Up until now, Putin’s establishment “opponents” have really just been fronts for him, but if he appears vulnerable or even weak, they could turn on him. In fact, his assassination is not ruled out. But what then?
Alternative to Putin
There is no political party that can act as an alternative. Nor is there one military strongman, nor even a small cohesive group of such stongmen, who can play that role. From here, it seems the most likely perspective would be that the different oligarchs would link up with different generals and fight amongst themselves for power – something similar to what was happening in Afghanistan, but with this important difference: Russia has over 2,000 nuclear weapons. We don’t know whether one person has control over all of them or whether that control could be spread out among different warring factions. In either case, it is not a pretty outlook.
The Putin supporters in the U.S. Republican Party would point to such an outcome to attack the U.S.’s having aided Ukraine in the first place. So would the peace activists and similar types on the left.
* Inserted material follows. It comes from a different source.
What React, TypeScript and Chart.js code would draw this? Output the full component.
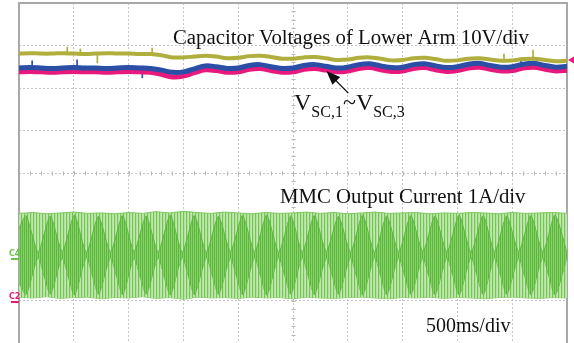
import React, { useEffect, useRef } from "react";
import { Chart, registerables } from "chart.js";

Chart.register(...registerables);

// ---- Data (x in divisions, 500 ms/div; y in divisions) ----
const timeDiv = [
  0, 0.2, 0.4, 0.6, 0.8, 1.0, 1.2, 1.4, 1.6, 1.8, 2.0, 2.2, 2.4, 2.6, 2.8, 3.0, 3.2, 3.4, 3.6, 3.8,
  4.0, 4.2, 4.4, 4.6, 4.8, 5.0, 5.2, 5.4, 5.6, 5.8, 6.0, 6.2, 6.4, 6.6, 6.8, 7.0, 7.2, 7.4, 7.6, 7.8,
  8.0, 8.2, 8.4, 8.6, 8.8, 9.0, 9.2, 9.4, 9.6, 9.8, 10.0,
];
const yellowTrace = [
  2.81, 2.82, 2.81, 2.81, 2.82, 2.81, 2.80, 2.81, 2.82, 2.81, 2.81, 2.80, 2.80, 2.77, 2.72, 2.72, 2.74, 2.76, 2.74, 2.70,
  2.71, 2.75, 2.76, 2.73, 2.69, 2.69, 2.72, 2.73, 2.70, 2.66, 2.67, 2.71, 2.72, 2.69, 2.65, 2.66, 2.70, 2.71, 2.68, 2.64,
  2.65, 2.69, 2.70, 2.67, 2.64, 2.65, 2.68, 2.69, 2.66, 2.63, 2.64,
];
const blueTrace = [
  2.47, 2.48, 2.47, 2.46, 2.47, 2.48, 2.47, 2.47, 2.46, 2.47, 2.48, 2.47, 2.46, 2.42, 2.37, 2.38, 2.45, 2.52, 2.50, 2.46,
  2.47, 2.53, 2.55, 2.50, 2.46, 2.47, 2.53, 2.55, 2.51, 2.47, 2.49, 2.55, 2.57, 2.52, 2.48, 2.49, 2.55, 2.57, 2.52, 2.48,
  2.50, 2.56, 2.58, 2.53, 2.49, 2.50, 2.56, 2.58, 2.53, 2.49, 2.51,
];
const pinkTrace = [
  2.38, 2.39, 2.38, 2.37, 2.38, 2.39, 2.38, 2.38, 2.37, 2.38, 2.39, 2.38, 2.37, 2.32, 2.26, 2.28, 2.36, 2.43, 2.41, 2.37,
  2.38, 2.44, 2.46, 2.41, 2.37, 2.38, 2.44, 2.46, 2.42, 2.38, 2.40, 2.46, 2.48, 2.43, 2.39, 2.40, 2.46, 2.48, 2.43, 2.39,
  2.41, 2.47, 2.49, 2.44, 2.40, 2.41, 2.47, 2.49, 2.44, 2.40, 2.42,
];

const yellowSpikeX = [0.88, 1.12, 1.43, 2.43, 8.85, 9.38];
const yellowSpikeLo = [2.80, 2.80, 2.59, 2.79, 2.64, 2.66];
const yellowSpikeHi = [2.96, 2.92, 2.80, 2.94, 2.80, 2.89];
const blueSpikeX = [0.24, 1.06, 2.25, 9.16];
const blueSpikeLo = [2.46, 2.46, 2.24, 2.52];
const blueSpikeHi = [2.64, 2.66, 2.45, 2.66];

const bandX = [
  0, 0.25, 0.5, 0.75, 1.0, 1.25, 1.5, 1.75, 2.0, 2.25, 2.5, 2.75, 3.0, 3.25, 3.5, 3.75, 4.0, 4.25, 4.5, 4.75,
  5.0, 5.25, 5.5, 5.75, 6.0, 6.25, 6.5, 6.75, 7.0, 7.25, 7.5, 7.75, 8.0, 8.25, 8.5, 8.75, 9.0, 9.25, 9.5, 9.75, 10.0,
];
const currentUpper = [
  -0.95, -0.93, -0.96, -0.94, -0.92, -0.95, -0.94, -0.96, -0.93, -0.95, -0.91, -0.94, -0.90, -0.93, -0.95, -0.92, -0.94, -0.96, -0.93, -0.95,
  -0.94, -0.92, -0.95, -0.93, -0.96, -0.94, -0.92, -0.95, -0.94, -0.93, -0.96, -0.94, -0.95, -0.93, -0.94, -0.96, -0.93, -0.95, -0.94, -0.93, -0.95,
];
const currentLower = [
  -2.92, -2.94, -2.91, -2.95, -2.93, -2.92, -2.96, -2.93, -2.94, -2.91, -2.95, -2.93, -2.97, -2.92, -2.94, -2.93, -2.95, -2.92, -2.94, -2.93,
  -2.96, -2.92, -2.94, -2.95, -2.93, -2.92, -2.94, -2.96, -2.93, -2.94, -2.92, -2.95, -2.93, -2.94, -2.96, -2.93, -2.92, -2.94, -2.95, -2.93, -2.94,
];

const lensX = [
  0, 0.13, 0.35, 0.57, 0.79, 1.01, 1.23, 1.45, 1.67, 1.89, 2.10, 2.32, 2.54, 2.76, 2.98, 3.20, 3.42, 3.64, 3.86, 4.08,
  4.30, 4.52, 4.74, 4.96, 5.17, 5.39, 5.61, 5.83, 6.05, 6.27, 6.49, 6.71, 6.93, 7.15, 7.37, 7.59, 7.81, 8.03, 8.25, 8.47,
  8.68, 8.90, 9.12, 9.34, 9.56, 9.78, 10.0,
];
const lensUpper = [
  -1.30, -1.00, -1.86, -1.01, -1.85, -0.99, -1.87, -1.02, -1.86, -1.00, -1.85, -1.01, -1.86, -0.99, -1.87, -1.00, -1.86, -1.02, -1.85, -1.00,
  -1.86, -0.99, -1.87, -1.01, -1.86, -1.00, -1.85, -1.02, -1.86, -0.99, -1.87, -1.01, -1.86, -1.00, -1.85, -1.01, -1.86, -0.99, -1.87, -1.00,
  -1.86, -1.01, -1.85, -1.00, -1.86, -0.99, -1.87,
];
const lensLower = [
  -2.58, -2.86, -2.00, -2.85, -2.01, -2.87, -1.99, -2.85, -2.00, -2.86, -2.01, -2.85, -2.00, -2.87, -1.99, -2.86, -2.00, -2.85, -2.01, -2.86,
  -2.00, -2.87, -1.99, -2.85, -2.00, -2.86, -2.01, -2.85, -2.00, -2.87, -1.99, -2.86, -2.00, -2.85, -2.01, -2.86, -2.00, -2.87, -1.99, -2.86,
  -2.00, -2.85, -2.01, -2.86, -2.00, -2.87, -1.99,
];

const topTitle = "Capacitor Voltages of Lower Arm 10V/div";
const bottomTitle = "MMC Output Current 1A/div";
const timeBase = "500ms/div";
const vLabelMain = "V";
const vSub1 = "SC,1";
const vSub3 = "SC,3";
const tilde = "~";
const ch4Label = "C4";
const ch2Label = "C2";
const ch4Level = -2.02;
const ch2Level = -3.03;
const rightMarkerLevel = 2.66;
const arrowTail = { x: 6.01, y: 1.88 };
const arrowTip = { x: 5.61, y: 2.40 };

const zip = (xs: number[], ys: number[]) => xs.map((x, i) => ({ x, y: ys[i] }));
const zipFloat = (xs: number[], lo: number[], hi: number[]) => xs.map((x, i) => ({ x, y: [lo[i], hi[i]] }));

function stripes(colors: string[]): CanvasPattern | string {
  const c = document.createElement("canvas");
  c.width = colors.length;
  c.height = 2;
  const g = c.getContext("2d");
  if (!g) return colors[0];
  colors.forEach((col, i) => {
    g.fillStyle = col;
    g.fillRect(i, 0, 1, 2);
  });
  const p = g.createPattern(c, "repeat");
  return p || colors[0];
}

const SERIF = '"Liberation Serif", "Times New Roman", serif';

const scopePlugin = {
  id: "scopeDecor",
  beforeDatasetsDraw(chart: any) {
    const { ctx, chartArea, scales } = chart;
    const xs = scales.x;
    const ys = scales.y;
    ctx.save();
    ctx.strokeStyle = "#b4b4b4";
    ctx.lineWidth = 1;
    const y0 = Math.round(ys.getPixelForValue(0)) + 0.5;
    const x0 = Math.round(xs.getPixelForValue(5)) + 0.5;
    ctx.beginPath();
    for (let v = 0; v <= 50; v++) {
      const px = Math.round(xs.getPixelForValue(v * 0.2)) + 0.5;
      ctx.moveTo(px, y0 - 2);
      ctx.lineTo(px, y0 + 2);
    }
    for (let v = 0; v <= 40; v++) {
      const py = Math.round(ys.getPixelForValue(-4 + v * 0.2)) + 0.5;
      ctx.moveTo(x0 - 2, py);
      ctx.lineTo(x0 + 2, py);
    }
    ctx.stroke();
    // frame
    ctx.strokeStyle = "#a8a8a8";
    ctx.lineWidth = 2;
    ctx.strokeRect(chartArea.left, chartArea.top, chartArea.right - chartArea.left, chartArea.bottom - chartArea.top + 4);
    ctx.restore();
  },
  afterDraw(chart: any) {
    const { ctx, scales, chartArea } = chart;
    const xs = scales.x;
    const ys = scales.y;
    ctx.save();
    ctx.fillStyle = "#111";
    ctx.textBaseline = "alphabetic";
    ctx.font = `20.8px ${SERIF}`;
    ctx.fillText(topTitle, 173, 44);
    ctx.fillText(bottomTitle, 280, 203);
    ctx.font = `20px ${SERIF}`;
    ctx.fillText(timeBase, 426, 332);

    // V_SC,1 ~ V_SC,3
    let cx = 294;
    const base = 110;
    ctx.font = `24px ${SERIF}`;
    ctx.fillText(vLabelMain, cx, base);
    cx += ctx.measureText(vLabelMain).width;
    ctx.font = `16px ${SERIF}`;
    ctx.fillText(vSub1, cx, base + 7);
    cx += ctx.measureText(vSub1).width;
    ctx.font = `24px ${SERIF}`;
    ctx.fillText(tilde, cx, base);
    cx += ctx.measureText(tilde).width;
    ctx.fillText(vLabelMain, cx, base);
    cx += ctx.measureText(vLabelMain).width;
    ctx.font = `16px ${SERIF}`;
    ctx.fillText(vSub3, cx, base + 7);

    // arrow
    const tx = xs.getPixelForValue(arrowTail.x);
    const ty = ys.getPixelForValue(arrowTail.y);
    const hx = xs.getPixelForValue(arrowTip.x);
    const hy = ys.getPixelForValue(arrowTip.y);
    const ang = Math.atan2(hy - ty, hx - tx);
    ctx.strokeStyle = "#111";
    ctx.lineWidth = 1.3;
    ctx.beginPath();
    ctx.moveTo(tx, ty);
    ctx.lineTo(hx - 8 * Math.cos(ang), hy - 8 * Math.sin(ang));
    ctx.stroke();
    ctx.beginPath();
    ctx.moveTo(hx, hy);
    ctx.lineTo(hx - 14 * Math.cos(ang) + 5.5 * Math.sin(ang), hy - 14 * Math.sin(ang) - 5.5 * Math.cos(ang));
    ctx.lineTo(hx - 14 * Math.cos(ang) - 5.5 * Math.sin(ang), hy - 14 * Math.sin(ang) + 5.5 * Math.cos(ang));
    ctx.closePath();
    ctx.fill();

    // channel markers
    const left = chartArea.left;
    const p4 = Math.round(ys.getPixelForValue(ch4Level));
    const p2 = Math.round(ys.getPixelForValue(ch2Level));
    ctx.lineWidth = 2;
    ctx.strokeStyle = "#6cc04a";
    ctx.beginPath();
    ctx.moveTo(left - 8, p4);
    ctx.lineTo(left, p4);
    ctx.stroke();
    ctx.strokeStyle = "#e8197d";
    ctx.beginPath();
    ctx.moveTo(left - 8, p2);
    ctx.lineTo(left, p2);
    ctx.stroke();
    ctx.font = `bold 8px "DejaVu Sans", sans-serif`;
    ctx.fillStyle = "#6cc04a";
    ctx.fillText(ch4Label, left - 10, p4 - 3);
    ctx.fillStyle = "#e8197d";
    ctx.fillText(ch2Label, left - 10, p2 - 3);

    // right level marker
    const pr = ys.getPixelForValue(rightMarkerLevel);
    const right = chartArea.right;
    ctx.fillStyle = "#e8197d";
    ctx.beginPath();
    ctx.moveTo(right + 1, pr);
    ctx.lineTo(right + 8, pr - 4);
    ctx.lineTo(right + 8, pr + 4);
    ctx.closePath();
    ctx.fill();
    ctx.restore();
  },
};

export default function App() {
  const ref = useRef<HTMLCanvasElement | null>(null);
  useEffect(() => {
    if (!ref.current) return;
    const bandPattern = stripes(["#72c552", "#b4e1a0", "#c2e7b1"]);
    const lensPattern = stripes(["#5cb93e", "#86cf69"]);
    const gridCommon = {
      color: "#c6c6c6",
      lineWidth: 1,
      drawTicks: false,
      offset: false,
    };
    const chart = new Chart(ref.current, {
      type: "line",
      data: {
        datasets: [
          {
            label: "Vsc yellow",
            data: zip(timeDiv, yellowTrace),
            borderColor: "#b0ae3c",
            borderWidth: 4,
            pointRadius: 0,
            tension: 0.35,
            fill: false,
          },
          {
            label: "Vsc blue",
            data: zip(timeDiv, blueTrace),
            borderColor: "#2b4fa6",
            borderWidth: 5,
            pointRadius: 0,
            tension: 0.35,
            fill: false,
          },
          {
            label: "Vsc pink",
            data: zip(timeDiv, pinkTrace),
            borderColor: "#e8197d",
            borderWidth: 5,
            pointRadius: 0,
            tension: 0.35,
            fill: false,
          },
          {
            type: "bar",
            label: "yellow spikes",
            data: zipFloat(yellowSpikeX, yellowSpikeLo, yellowSpikeHi) as any,
            backgroundColor: "#b0ae3c",
            barThickness: 1,
            grouped: false,
          } as any,
          {
            type: "bar",
            label: "blue spikes",
            data: zipFloat(blueSpikeX, blueSpikeLo, blueSpikeHi) as any,
            backgroundColor: "#2b4fa6",
            barThickness: 1,
            grouped: false,
          } as any,
          {
            label: "lens upper",
            data: zip(lensX, lensUpper),
            borderColor: "#5cb93e",
            borderWidth: 1,
            pointRadius: 0,
            tension: 0.2,
            fill: "+1",
            backgroundColor: lensPattern as any,
          },
          {
            label: "lens lower",
            data: zip(lensX, lensLower),
            borderColor: "#5cb93e",
            borderWidth: 1,
            pointRadius: 0,
            tension: 0.2,
            fill: false,
          },
          {
            label: "current upper",
            data: zip(bandX, currentUpper),
            borderColor: "#7cc85c",
            borderWidth: 1,
            pointRadius: 0,
            tension: 0,
            fill: "+1",
            backgroundColor: bandPattern as any,
          },
          {
            label: "current lower",
            data: zip(bandX, currentLower),
            borderColor: "#7cc85c",
            borderWidth: 1,
            pointRadius: 0,
            tension: 0,
            fill: false,
          },
        ],
      },
      options: {
        animation: false,
        responsive: false,
        devicePixelRatio: 1,
        layout: { padding: { left: 19, top: 3, right: 7, bottom: 0 } },
        plugins: {
          legend: { display: false },
          tooltip: { enabled: false },
        },
        scales: {
          x: {
            type: "linear",
            min: 0,
            max: 10,
            offset: false,
            ticks: { display: false, stepSize: 1 },
            grid: gridCommon,
            border: { display: false, dash: [2, 2] },
          },
          y: {
            type: "linear",
            min: -4,
            max: 4,
            ticks: { display: false, stepSize: 1 },
            grid: gridCommon,
            border: { display: false, dash: [2, 2] },
          },
        },
      },
      plugins: [scopePlugin],
    });
    return () => chart.destroy();
  }, []);
  return (
    <div style={{ position: "absolute", left: 0, top: 0, width: 574, height: 343, background: "#fff" }}>
      <canvas ref={ref} width={574} height={343} style={{ display: "block" }} />
    </div>
  );
}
But the alternative would have been Putin’s complete domination of all of Ukraine and his enormously strengthened position at home. Patriotism and outright chauvinism would have flourished in Russia and any sort of solidarity between the Russian and Ukrainian working class would be impossible. Even if Putin only achieves part of that goal, this will be the result, and in either case he will simply come back for more soon.
What role might the Russian working class play?
In a presentation to the Ukraine Socialist Solidarity Campaign, Russian dissident Ilya Budraitskis explained the “social contract” Putinin had had with the Russian people: “The contract was very simple,” Budraitskis said. “The government control all the political life, all the public sphere. The other part of the contract was that people can live their private lives…. And everyone is thinking only about his own own life, because all the forms of public life are criminalized, dangerous and suspicious, let’s say. So, by the start of the mobilization, Putin himself broke this unspoken contract with his own citizens, because from that moment, lpolitics or war, intervened in the sphere of the private life of nearly every Russian, and that is where a potentially very dangerous step for the moment.”
This contract is not entirely different from what existed in the Arab world, and it only worked as long as the government (Putin) can maintain stability. In that case, the small degree of economic stability broke down. It led to the Arab Spring. There are many differences with Russia, but the point is that the Russian working class will not be able to return to relative or even limited passivity.
Ironically, the fate of the Russian and the Ukrainian working classes are inextricably linked. This makes the role of the left in Ukraine all the more important. That left is principally represented by Sotsialny Rukh (Social Movement). They have the potential to play a key role in building a new socialist movement out of the ashes of the old.
A huge vacuum is opening up in both Eastern and Western Europe and also the U.S. This vacuum means nearly unimaginable danger, but it also offers opportunity – the opportunity for socialist ideas. This opportunity can only be seized by those who abandon the old, outworn conceptions of yesteryear.